### WRITTEN REQUEST:
Retype all the entries word for word, but omit the pictures.

-*-*-

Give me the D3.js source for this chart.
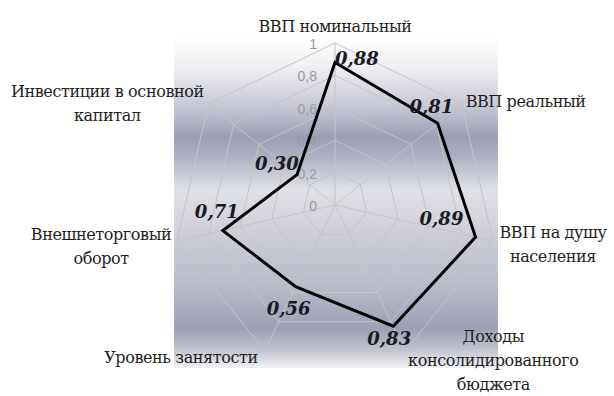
<!DOCTYPE html>
<html>
<head>
<meta charset="utf-8">
<script src="https://cdn.jsdelivr.net/npm/d3@7"></script>
<style>
  body { margin: 0; background: #fff; }
  svg { display: block; }
  .axis-label { font-family: "DejaVu Serif", "Liberation Serif", serif; font-size: 16px; fill: #1e1e1e; letter-spacing: -0.4px; }
  .value-label { font-family: "DejaVu Serif", "Liberation Serif", serif; font-size: 18px; font-weight: bold; font-style: italic; fill: #1a1a22; }
  .tick-label { font-family: "Liberation Sans", Arial, sans-serif; font-size: 14px; fill: #9a9a9a; }
</style>
</head>
<body>
<div id="chart"></div>
<script>
const categories = [
  ["ВВП номинальный"],
  ["ВВП реальный"],
  ["ВВП на душу", "населения"],
  ["Доходы", "консолидированного", "бюджета"],
  ["Уровень занятости"],
  ["Внешнеторговый", "оборот"],
  ["Инвестиции в основной", "капитал"]
];
const values = [0.88, 0.81, 0.89, 0.83, 0.56, 0.71, 0.30];
const ticks = [0, 0.2, 0.4, 0.6, 0.8, 1];

// label placement relative to the outer ring vertex: [dx, dy, anchor]
const labelOffset = [
  [0, -11, "middle"],
  [4, 3, "start"],
  [60, -3, "middle"],
  [88, -9, "middle"],
  [-7, 12, "end"],
  [-76, -1, "middle"],
  [-101, -7, "middle"]
];
// value label placement relative to the data vertex
const valueOffset = [
  [0, 3], [-28, -10], [-56, -12], [-26, 19], [-29, 28], [-28, -13], [-42, -5]
];

const width = 614, height = 396;
const cx = 335, cy = 205, radius = 162;
const lineGap = 24;

const svg = d3.select("#chart").append("svg")
  .attr("width", width)
  .attr("height", height);

// background gradient panel
const grad = svg.append("defs").append("linearGradient")
  .attr("id", "bg")
  .attr("x1", 0).attr("y1", 0).attr("x2", 0).attr("y2", 1);
[
  [0, "#ffffff"], [0.08, "#f1f1f4"], [0.2, "#c9cad6"], [0.3, "#9c9fb4"],
  [0.36, "#aeb0c1"], [0.46, "#e0e1e7"], [0.58, "#cfd0d9"], [0.76, "#b7b9c7"],
  [0.88, "#9da0b3"], [0.94, "#bdbfcb"], [1, "#f2f2f5"]
].forEach(([o, c]) => grad.append("stop").attr("offset", o).attr("stop-color", c));

svg.append("rect")
  .attr("x", 174).attr("y", 38)
  .attr("width", 324).attr("height", 330)
  .attr("fill", "url(#bg)");

const n = categories.length;
const angle = d3.scaleLinear().domain([0, n]).range([0, 2 * Math.PI]);
const r = d3.scaleLinear().domain([0, 1]).range([0, radius]);
const point = (i, v) => [
  cx + r(v) * Math.sin(angle(i)),
  cy - r(v) * Math.cos(angle(i))
];

const g = svg.append("g");

// rings
g.selectAll(".ring")
  .data(ticks.filter((t) => t > 0))
  .join("polygon")
  .attr("class", "ring")
  .attr("points", (t) => d3.range(n).map((i) => point(i, t).join(",")).join(" "))
  .attr("fill", "none")
  .attr("stroke", "#c4c4c8")
  .attr("stroke-width", 1);

// spokes
g.selectAll(".spoke")
  .data(d3.range(n))
  .join("line")
  .attr("class", "spoke")
  .attr("x1", cx).attr("y1", cy)
  .attr("x2", (i) => point(i, 1)[0])
  .attr("y2", (i) => point(i, 1)[1])
  .attr("stroke", "#c4c4c8")
  .attr("stroke-width", 1);

// tick labels
g.selectAll(".tick-label")
  .data(ticks)
  .join("text")
  .attr("class", "tick-label")
  .attr("x", cx - 18)
  .attr("y", (t) => cy - r(t) + 6)
  .attr("text-anchor", "end")
  .text((t) => String(t).replace(".", ","));

// data line
const line = d3.line().curve(d3.curveLinearClosed);
g.append("path")
  .attr("d", line(values.map((v, i) => point(i, v))))
  .attr("fill", "none")
  .attr("stroke", "#000")
  .attr("stroke-width", 3)
  .attr("stroke-linejoin", "miter");

// value labels
const fmt = d3.format(".2f");
g.selectAll(".value-label")
  .data(values)
  .join("text")
  .attr("class", "value-label")
  .attr("x", (v, i) => point(i, v)[0] + valueOffset[i][0])
  .attr("y", (v, i) => point(i, v)[1] + valueOffset[i][1])
  .text((v) => fmt(v).replace(".", ","));

// axis labels
const labels = g.selectAll(".axis-label")
  .data(categories)
  .join("text")
  .attr("class", "axis-label")
  .attr("text-anchor", (d, i) => labelOffset[i][2])
  .attr("x", (d, i) => point(i, 1)[0] + labelOffset[i][0])
  .attr("y", (d, i) => point(i, 1)[1] + labelOffset[i][1]);

labels.selectAll("tspan")
  .data((d, i) => d.map((s) => ({ s, i })))
  .join("tspan")
  .attr("x", (d) => point(d.i, 1)[0] + labelOffset[d.i][0])
  .attr("dy", (d, j) => (j === 0 ? 0 : lineGap))
  .text((d) => d.s);
</script>
</body>
</html>
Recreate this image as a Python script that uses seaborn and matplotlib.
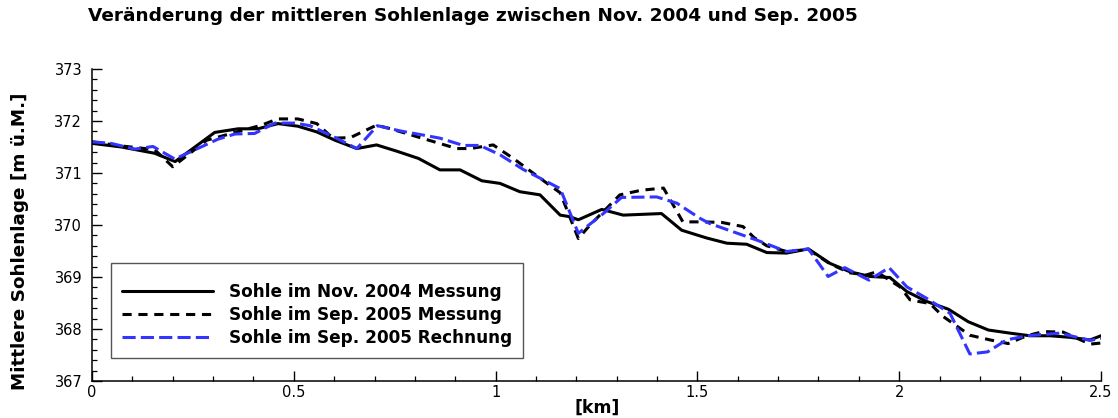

-*-*-

### COMPLETE ANSWER:
Give me the D3.js source for this chart.
<!DOCTYPE html>
<html>
<head>
<meta charset="utf-8">
<script src="https://cdn.jsdelivr.net/npm/d3@7"></script>
<style>
  body { margin: 0; background: #fff; }
  svg { display: block; }
  .axis-label { font-family: "DejaVu Serif", "Liberation Serif", serif; font-size: 16px; fill: #1e1e1e; letter-spacing: -0.4px; }
  .value-label { font-family: "DejaVu Serif", "Liberation Serif", serif; font-size: 18px; font-weight: bold; font-style: italic; fill: #1a1a22; }
  .tick-label { font-family: "Liberation Sans", Arial, sans-serif; font-size: 14px; fill: #9a9a9a; }
</style>
</head>
<body>
<div id="chart"></div>
<script>
const categories = [
  ["ВВП номинальный"],
  ["ВВП реальный"],
  ["ВВП на душу", "населения"],
  ["Доходы", "консолидированного", "бюджета"],
  ["Уровень занятости"],
  ["Внешнеторговый", "оборот"],
  ["Инвестиции в основной", "капитал"]
];
const values = [0.88, 0.81, 0.89, 0.83, 0.56, 0.71, 0.30];
const ticks = [0, 0.2, 0.4, 0.6, 0.8, 1];

// label placement relative to the outer ring vertex: [dx, dy, anchor]
const labelOffset = [
  [0, -11, "middle"],
  [4, 3, "start"],
  [60, -3, "middle"],
  [88, -9, "middle"],
  [-7, 12, "end"],
  [-76, -1, "middle"],
  [-101, -7, "middle"]
];
// value label placement relative to the data vertex
const valueOffset = [
  [0, 3], [-28, -10], [-56, -12], [-26, 19], [-29, 28], [-28, -13], [-42, -5]
];

const width = 614, height = 396;
const cx = 335, cy = 205, radius = 162;
const lineGap = 24;

const svg = d3.select("#chart").append("svg")
  .attr("width", width)
  .attr("height", height);

// background gradient panel
const grad = svg.append("defs").append("linearGradient")
  .attr("id", "bg")
  .attr("x1", 0).attr("y1", 0).attr("x2", 0).attr("y2", 1);
[
  [0, "#ffffff"], [0.08, "#f1f1f4"], [0.2, "#c9cad6"], [0.3, "#9c9fb4"],
  [0.36, "#aeb0c1"], [0.46, "#e0e1e7"], [0.58, "#cfd0d9"], [0.76, "#b7b9c7"],
  [0.88, "#9da0b3"], [0.94, "#bdbfcb"], [1, "#f2f2f5"]
].forEach(([o, c]) => grad.append("stop").attr("offset", o).attr("stop-color", c));

svg.append("rect")
  .attr("x", 174).attr("y", 38)
  .attr("width", 324).attr("height", 330)
  .attr("fill", "url(#bg)");

const n = categories.length;
const angle = d3.scaleLinear().domain([0, n]).range([0, 2 * Math.PI]);
const r = d3.scaleLinear().domain([0, 1]).range([0, radius]);
const point = (i, v) => [
  cx + r(v) * Math.sin(angle(i)),
  cy - r(v) * Math.cos(angle(i))
];

const g = svg.append("g");

// rings
g.selectAll(".ring")
  .data(ticks.filter((t) => t > 0))
  .join("polygon")
  .attr("class", "ring")
  .attr("points", (t) => d3.range(n).map((i) => point(i, t).join(",")).join(" "))
  .attr("fill", "none")
  .attr("stroke", "#c4c4c8")
  .attr("stroke-width", 1);

// spokes
g.selectAll(".spoke")
  .data(d3.range(n))
  .join("line")
  .attr("class", "spoke")
  .attr("x1", cx).attr("y1", cy)
  .attr("x2", (i) => point(i, 1)[0])
  .attr("y2", (i) => point(i, 1)[1])
  .attr("stroke", "#c4c4c8")
  .attr("stroke-width", 1);

// tick labels
g.selectAll(".tick-label")
  .data(ticks)
  .join("text")
  .attr("class", "tick-label")
  .attr("x", cx - 18)
  .attr("y", (t) => cy - r(t) + 6)
  .attr("text-anchor", "end")
  .text((t) => String(t).replace(".", ","));

// data line
const line = d3.line().curve(d3.curveLinearClosed);
g.append("path")
  .attr("d", line(values.map((v, i) => point(i, v))))
  .attr("fill", "none")
  .attr("stroke", "#000")
  .attr("stroke-width", 3)
  .attr("stroke-linejoin", "miter");

// value labels
const fmt = d3.format(".2f");
g.selectAll(".value-label")
  .data(values)
  .join("text")
  .attr("class", "value-label")
  .attr("x", (v, i) => point(i, v)[0] + valueOffset[i][0])
  .attr("y", (v, i) => point(i, v)[1] + valueOffset[i][1])
  .text((v) => fmt(v).replace(".", ","));

// axis labels
const labels = g.selectAll(".axis-label")
  .data(categories)
  .join("text")
  .attr("class", "axis-label")
  .attr("text-anchor", (d, i) => labelOffset[i][2])
  .attr("x", (d, i) => point(i, 1)[0] + labelOffset[i][0])
  .attr("y", (d, i) => point(i, 1)[1] + labelOffset[i][1]);

labels.selectAll("tspan")
  .data((d, i) => d.map((s) => ({ s, i })))
  .join("tspan")
  .attr("x", (d) => point(d.i, 1)[0] + labelOffset[d.i][0])
  .attr("dy", (d, j) => (j === 0 ? 0 : lineGap))
  .text((d) => d.s);
</script>
</body>
</html>
Recreate this image as a Python script that uses seaborn and matplotlib.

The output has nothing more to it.